- Written exercise -
Look through the data below. Show each line where the string "this" occurs.

- Data provided -

###

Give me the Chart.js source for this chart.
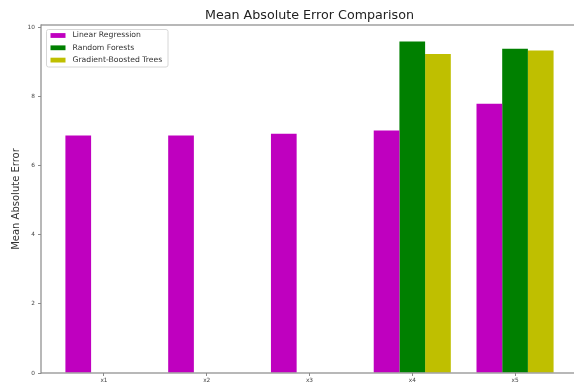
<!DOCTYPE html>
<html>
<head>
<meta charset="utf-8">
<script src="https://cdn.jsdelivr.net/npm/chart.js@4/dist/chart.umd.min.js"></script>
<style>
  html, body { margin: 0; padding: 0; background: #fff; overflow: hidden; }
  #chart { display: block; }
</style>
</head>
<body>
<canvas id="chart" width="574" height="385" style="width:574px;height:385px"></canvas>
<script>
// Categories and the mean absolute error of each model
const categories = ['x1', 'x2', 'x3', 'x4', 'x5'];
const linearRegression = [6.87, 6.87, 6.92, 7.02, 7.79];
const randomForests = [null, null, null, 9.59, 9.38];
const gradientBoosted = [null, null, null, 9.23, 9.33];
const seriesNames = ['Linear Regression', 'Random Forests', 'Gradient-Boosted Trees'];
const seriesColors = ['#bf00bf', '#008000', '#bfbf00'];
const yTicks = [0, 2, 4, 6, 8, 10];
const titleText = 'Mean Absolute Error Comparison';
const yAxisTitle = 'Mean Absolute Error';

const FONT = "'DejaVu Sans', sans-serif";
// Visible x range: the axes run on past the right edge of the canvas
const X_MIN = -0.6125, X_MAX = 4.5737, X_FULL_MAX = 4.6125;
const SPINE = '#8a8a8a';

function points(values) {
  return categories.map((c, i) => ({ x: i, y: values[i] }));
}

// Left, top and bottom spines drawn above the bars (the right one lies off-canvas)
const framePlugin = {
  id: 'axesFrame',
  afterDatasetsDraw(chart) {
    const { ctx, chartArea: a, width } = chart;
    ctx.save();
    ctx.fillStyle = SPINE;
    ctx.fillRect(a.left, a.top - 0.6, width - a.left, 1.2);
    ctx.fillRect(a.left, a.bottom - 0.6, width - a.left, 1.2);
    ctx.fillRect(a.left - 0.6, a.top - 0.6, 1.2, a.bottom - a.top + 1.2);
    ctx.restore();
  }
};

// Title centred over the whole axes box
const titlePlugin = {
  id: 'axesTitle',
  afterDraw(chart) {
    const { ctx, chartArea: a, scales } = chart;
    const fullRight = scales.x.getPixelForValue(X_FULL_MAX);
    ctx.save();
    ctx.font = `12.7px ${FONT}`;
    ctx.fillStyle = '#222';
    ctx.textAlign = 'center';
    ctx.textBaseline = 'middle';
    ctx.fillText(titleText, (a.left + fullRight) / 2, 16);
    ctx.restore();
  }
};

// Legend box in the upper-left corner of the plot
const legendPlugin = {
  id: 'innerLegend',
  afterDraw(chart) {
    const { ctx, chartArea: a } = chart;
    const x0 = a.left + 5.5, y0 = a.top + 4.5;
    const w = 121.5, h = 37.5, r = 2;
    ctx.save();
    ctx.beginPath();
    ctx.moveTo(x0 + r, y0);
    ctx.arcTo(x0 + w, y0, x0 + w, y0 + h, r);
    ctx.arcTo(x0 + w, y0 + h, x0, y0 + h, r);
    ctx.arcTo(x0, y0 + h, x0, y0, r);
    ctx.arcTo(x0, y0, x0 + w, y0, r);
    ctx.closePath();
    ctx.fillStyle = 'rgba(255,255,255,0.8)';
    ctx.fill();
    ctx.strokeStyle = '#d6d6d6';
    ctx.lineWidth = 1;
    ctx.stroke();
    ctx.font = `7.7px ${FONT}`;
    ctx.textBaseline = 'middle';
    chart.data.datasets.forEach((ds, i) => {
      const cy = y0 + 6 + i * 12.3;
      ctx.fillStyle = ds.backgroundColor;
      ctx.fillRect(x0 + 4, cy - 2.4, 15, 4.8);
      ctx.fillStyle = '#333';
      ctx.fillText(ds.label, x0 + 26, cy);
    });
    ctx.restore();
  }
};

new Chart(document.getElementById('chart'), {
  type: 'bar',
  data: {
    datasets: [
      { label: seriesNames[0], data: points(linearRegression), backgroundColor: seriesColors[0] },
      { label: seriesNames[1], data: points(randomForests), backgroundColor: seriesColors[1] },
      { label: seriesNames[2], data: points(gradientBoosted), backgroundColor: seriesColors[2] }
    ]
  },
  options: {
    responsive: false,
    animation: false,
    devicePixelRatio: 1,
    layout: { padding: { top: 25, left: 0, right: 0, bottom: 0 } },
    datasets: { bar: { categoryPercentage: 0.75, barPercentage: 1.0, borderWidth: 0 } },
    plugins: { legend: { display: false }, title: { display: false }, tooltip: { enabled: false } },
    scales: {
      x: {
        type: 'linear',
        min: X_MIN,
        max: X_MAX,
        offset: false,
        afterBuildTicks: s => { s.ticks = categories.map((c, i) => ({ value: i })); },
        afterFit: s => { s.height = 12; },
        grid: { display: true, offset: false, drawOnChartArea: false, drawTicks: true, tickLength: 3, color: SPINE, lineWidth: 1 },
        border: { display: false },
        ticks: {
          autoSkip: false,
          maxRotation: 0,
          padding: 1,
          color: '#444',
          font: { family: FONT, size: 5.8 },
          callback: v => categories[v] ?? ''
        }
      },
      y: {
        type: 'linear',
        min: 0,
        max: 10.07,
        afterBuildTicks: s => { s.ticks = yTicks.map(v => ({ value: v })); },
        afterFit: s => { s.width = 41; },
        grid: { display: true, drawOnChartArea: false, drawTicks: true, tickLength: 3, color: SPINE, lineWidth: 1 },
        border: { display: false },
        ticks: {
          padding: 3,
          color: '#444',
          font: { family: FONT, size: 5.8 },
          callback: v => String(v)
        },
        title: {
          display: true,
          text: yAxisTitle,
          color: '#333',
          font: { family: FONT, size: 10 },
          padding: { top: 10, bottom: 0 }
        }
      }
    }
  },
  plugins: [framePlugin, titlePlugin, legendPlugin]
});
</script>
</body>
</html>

###

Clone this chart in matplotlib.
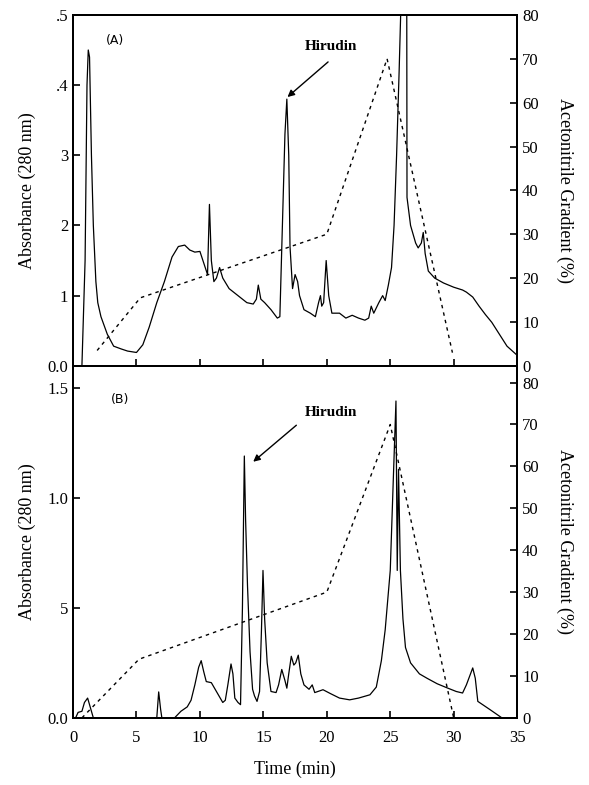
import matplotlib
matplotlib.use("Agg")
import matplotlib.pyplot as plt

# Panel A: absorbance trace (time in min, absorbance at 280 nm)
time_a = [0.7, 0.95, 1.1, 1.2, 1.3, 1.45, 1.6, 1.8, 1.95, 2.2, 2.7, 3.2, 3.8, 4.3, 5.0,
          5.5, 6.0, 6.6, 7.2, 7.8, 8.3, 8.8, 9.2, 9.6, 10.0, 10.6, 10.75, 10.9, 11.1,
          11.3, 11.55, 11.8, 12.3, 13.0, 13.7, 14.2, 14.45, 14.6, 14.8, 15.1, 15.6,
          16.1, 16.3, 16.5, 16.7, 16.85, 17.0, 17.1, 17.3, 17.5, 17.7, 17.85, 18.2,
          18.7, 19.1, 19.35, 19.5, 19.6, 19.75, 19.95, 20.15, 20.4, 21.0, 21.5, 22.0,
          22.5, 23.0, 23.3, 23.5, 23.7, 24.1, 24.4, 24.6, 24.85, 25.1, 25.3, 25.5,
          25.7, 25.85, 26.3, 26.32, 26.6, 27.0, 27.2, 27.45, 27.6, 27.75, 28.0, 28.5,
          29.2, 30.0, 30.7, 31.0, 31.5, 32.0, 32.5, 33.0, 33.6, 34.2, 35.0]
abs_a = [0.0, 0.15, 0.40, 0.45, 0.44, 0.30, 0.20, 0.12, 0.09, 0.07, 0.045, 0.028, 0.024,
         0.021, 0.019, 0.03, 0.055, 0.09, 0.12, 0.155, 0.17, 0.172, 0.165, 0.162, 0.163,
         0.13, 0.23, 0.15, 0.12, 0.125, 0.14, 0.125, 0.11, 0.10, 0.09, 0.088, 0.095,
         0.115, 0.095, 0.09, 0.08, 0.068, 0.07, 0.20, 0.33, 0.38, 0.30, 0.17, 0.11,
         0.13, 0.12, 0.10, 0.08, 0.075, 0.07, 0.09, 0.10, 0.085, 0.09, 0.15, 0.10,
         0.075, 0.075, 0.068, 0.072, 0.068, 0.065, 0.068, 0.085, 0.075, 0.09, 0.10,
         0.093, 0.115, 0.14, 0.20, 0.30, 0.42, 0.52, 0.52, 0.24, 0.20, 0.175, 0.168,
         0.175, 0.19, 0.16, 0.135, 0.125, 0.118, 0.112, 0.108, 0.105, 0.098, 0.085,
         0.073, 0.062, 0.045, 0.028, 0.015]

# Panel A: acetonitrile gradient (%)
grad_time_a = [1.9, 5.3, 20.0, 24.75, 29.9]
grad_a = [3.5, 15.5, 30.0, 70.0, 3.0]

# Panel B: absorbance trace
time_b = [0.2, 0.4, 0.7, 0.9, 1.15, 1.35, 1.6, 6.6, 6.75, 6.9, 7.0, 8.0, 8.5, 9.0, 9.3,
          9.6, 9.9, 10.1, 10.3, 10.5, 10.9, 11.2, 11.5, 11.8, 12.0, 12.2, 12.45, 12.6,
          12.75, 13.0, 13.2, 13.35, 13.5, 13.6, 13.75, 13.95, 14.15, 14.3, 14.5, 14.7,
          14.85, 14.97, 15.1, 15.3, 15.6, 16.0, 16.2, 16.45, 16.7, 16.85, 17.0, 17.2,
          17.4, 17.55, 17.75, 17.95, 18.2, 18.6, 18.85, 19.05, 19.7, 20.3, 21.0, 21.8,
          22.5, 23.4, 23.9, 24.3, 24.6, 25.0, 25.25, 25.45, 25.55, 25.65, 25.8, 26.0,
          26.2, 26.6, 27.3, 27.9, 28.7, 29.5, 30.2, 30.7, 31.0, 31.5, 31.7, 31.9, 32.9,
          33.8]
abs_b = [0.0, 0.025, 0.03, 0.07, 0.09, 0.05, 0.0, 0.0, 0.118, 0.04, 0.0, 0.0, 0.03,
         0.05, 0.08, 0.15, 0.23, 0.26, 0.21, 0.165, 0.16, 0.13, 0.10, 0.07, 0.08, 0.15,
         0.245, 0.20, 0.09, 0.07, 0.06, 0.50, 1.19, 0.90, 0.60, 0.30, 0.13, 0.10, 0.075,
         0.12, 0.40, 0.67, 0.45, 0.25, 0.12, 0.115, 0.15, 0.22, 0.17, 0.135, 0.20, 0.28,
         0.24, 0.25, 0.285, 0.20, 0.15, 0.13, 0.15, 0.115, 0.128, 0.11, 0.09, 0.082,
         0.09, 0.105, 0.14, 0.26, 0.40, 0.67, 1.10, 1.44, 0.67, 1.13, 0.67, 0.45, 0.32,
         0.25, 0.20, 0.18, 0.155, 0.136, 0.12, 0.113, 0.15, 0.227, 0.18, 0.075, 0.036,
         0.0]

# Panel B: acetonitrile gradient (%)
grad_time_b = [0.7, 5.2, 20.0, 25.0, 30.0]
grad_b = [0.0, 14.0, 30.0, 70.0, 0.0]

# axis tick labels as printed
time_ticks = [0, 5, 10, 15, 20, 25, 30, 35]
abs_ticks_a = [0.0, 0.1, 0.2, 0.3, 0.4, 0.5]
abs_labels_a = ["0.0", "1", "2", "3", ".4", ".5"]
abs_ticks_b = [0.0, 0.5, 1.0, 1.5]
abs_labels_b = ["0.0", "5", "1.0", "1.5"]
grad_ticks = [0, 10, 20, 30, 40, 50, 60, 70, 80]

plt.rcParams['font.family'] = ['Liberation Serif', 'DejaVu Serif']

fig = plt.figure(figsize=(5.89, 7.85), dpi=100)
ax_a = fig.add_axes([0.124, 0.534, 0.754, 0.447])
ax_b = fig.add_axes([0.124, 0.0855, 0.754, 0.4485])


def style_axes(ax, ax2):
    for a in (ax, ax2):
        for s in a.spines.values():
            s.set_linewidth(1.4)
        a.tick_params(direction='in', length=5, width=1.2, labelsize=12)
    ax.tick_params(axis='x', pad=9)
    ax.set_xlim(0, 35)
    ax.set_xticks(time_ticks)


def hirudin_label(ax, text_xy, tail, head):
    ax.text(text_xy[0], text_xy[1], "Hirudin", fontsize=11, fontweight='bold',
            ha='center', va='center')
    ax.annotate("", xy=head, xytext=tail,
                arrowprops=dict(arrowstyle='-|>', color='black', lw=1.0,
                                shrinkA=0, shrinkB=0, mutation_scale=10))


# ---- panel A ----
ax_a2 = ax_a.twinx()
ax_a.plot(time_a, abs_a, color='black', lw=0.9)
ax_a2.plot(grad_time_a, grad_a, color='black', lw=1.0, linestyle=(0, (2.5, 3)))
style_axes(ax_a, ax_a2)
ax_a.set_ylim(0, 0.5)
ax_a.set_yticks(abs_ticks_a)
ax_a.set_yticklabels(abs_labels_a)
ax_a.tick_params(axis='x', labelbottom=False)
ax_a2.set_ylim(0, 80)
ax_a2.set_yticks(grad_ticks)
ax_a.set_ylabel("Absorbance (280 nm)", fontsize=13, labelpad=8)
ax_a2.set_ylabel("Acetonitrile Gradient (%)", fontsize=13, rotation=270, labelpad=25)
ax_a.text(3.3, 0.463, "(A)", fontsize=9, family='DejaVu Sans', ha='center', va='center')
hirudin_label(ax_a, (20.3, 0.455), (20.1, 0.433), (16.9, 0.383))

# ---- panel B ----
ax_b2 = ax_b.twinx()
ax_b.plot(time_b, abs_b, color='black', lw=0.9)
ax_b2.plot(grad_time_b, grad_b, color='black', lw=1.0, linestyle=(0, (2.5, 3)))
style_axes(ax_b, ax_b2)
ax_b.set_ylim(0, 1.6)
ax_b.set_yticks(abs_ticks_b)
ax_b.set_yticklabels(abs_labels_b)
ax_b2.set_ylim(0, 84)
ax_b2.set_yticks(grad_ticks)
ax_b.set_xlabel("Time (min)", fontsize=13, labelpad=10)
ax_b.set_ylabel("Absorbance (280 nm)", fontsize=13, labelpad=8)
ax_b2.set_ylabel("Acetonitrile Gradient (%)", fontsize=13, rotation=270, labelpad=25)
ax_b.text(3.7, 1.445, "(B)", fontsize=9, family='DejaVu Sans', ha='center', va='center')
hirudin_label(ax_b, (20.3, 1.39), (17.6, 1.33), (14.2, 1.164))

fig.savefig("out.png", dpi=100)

###

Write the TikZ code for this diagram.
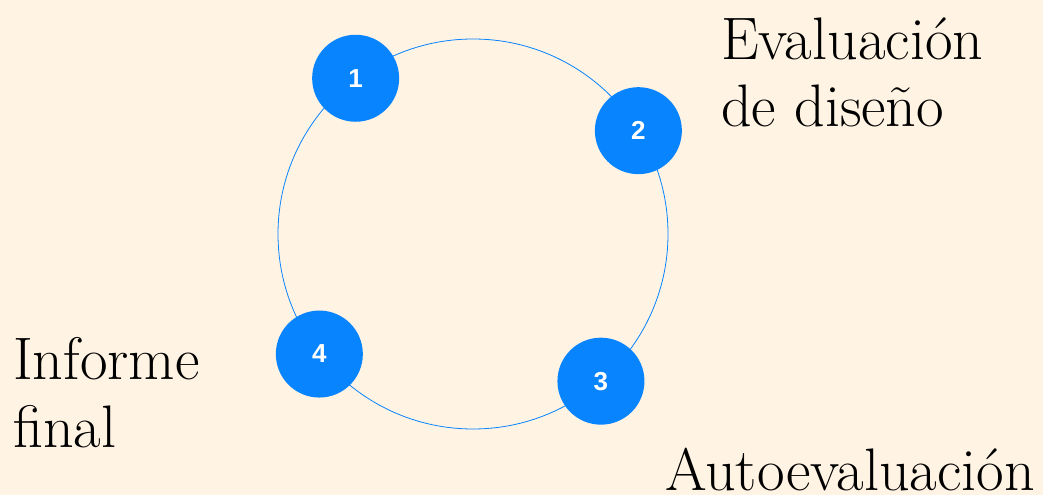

###

- Response below -
Give me the Chart.js source for this chart.
Clone this chart in matplotlib.
Write the TikZ code for this diagram.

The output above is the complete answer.